Saturday, March 12, 2011

Quoting Charlie Sheen: A first Look at Merchants and Marauders

Today I had to choose between being a pirate or a sailing merchant in a Pirate\Trade game set in the Caribbean during the Pirate\Colonization era. Of course, I choose being a pirate and it cost me the game, sort of.

My opponents drew me in by telling me that the game was a cross between a trade game and a wargame. Not only was it a cross between the two, but it was an EXCELLENT blend of merchant\delivery vs. Pirate attacks. The Game was Z-Man games' "Merchants and Marauders" and delivered a very satisfying afternoon. I can see how the game would move much more quickly once players learned the system and there is nothing too complex here.

Players get to choose whether they will act as merchants or pirates and both have benefits as well as drawbacks. The game has excellent balance between the two choices (usually made based on the skills of player's captain (randomly chosen at the beginning of the game). Each player has three actions on each turn which are either move, search for enemy ships, or conduct business in court. Players get Glory points (victory points) for delivering three of a commodity to a port where it is in demand, defeating an enemy in battle, or defeating a non-player ship (pirate or a National Navy).

The basic mechanics of the game are clean and easily comprehended. They offer a careful balance that prevents a player from doing too many things in one turn or jumping around getting multiple victory points per turn. A player can also purchase Victory Points at a cost of 10 each, but is limited to money he put into his stash (which he can only do at his home port) to do so and can only purchase a maximum of 5 points in this manner. This means a player has to earn 5 Victory points and then balance returning to his home port to stash his gold.

Combat is pretty neat. Players can shoot, board, or flee from a combat and various items assist. For example, everytime a player earns a Glory point he gets a glory card that has a special ability (usually a one time use) and ships can be upgraded to improve either its merchant or combat ability.

The deal breaker for some gamers will be the events. Each game turn begins with a random event card being flipped and read. One event brought war between Spain and England and one of my opponents was unable to enter the port of the opposing nationality to deliver the goods with the demand he needed. Another event brought storms and minimized the number of actions my opponents could perform on that turn. Other events brought in National naval forces that were looking for Pirates, or added non-player pirates. The random events added lots of flavor but I think to a staunch wargamer these events offered a great deal of luck factor and skewed the game to some extent. One player had the worst luck with these events almost always coming at the worst possible time for him and therefore he could not wait for the game to be over.

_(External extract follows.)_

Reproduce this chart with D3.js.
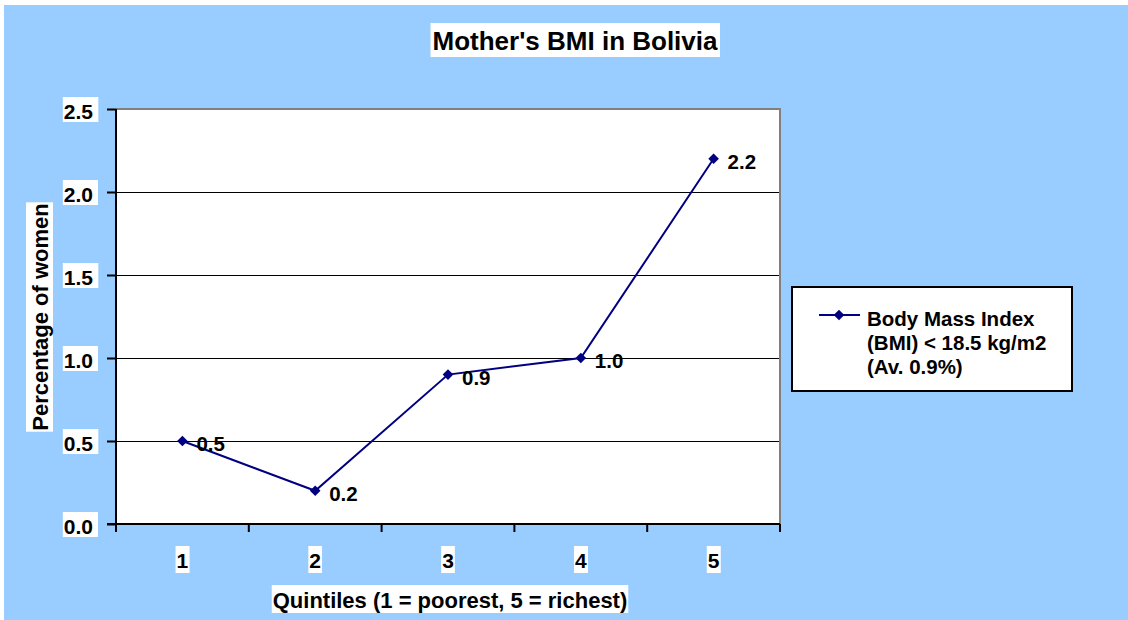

The most fun I had in the game was holding the lead for most of the game. This allowed me to taunt the other players by quoting Charlie Sheen and saying repeatedly "Winning." I did attempt to avoid calling my opponents "trolls" however.

I had a great time playing this game, but I think the luck factor would cause thie one to get old pretty fast. I can see how a couple of bad events could really leave a player feeling cheated. Still, I prefer events that actually have a chance of impacting the game in a strong way, so I think it is a game I will enjoy.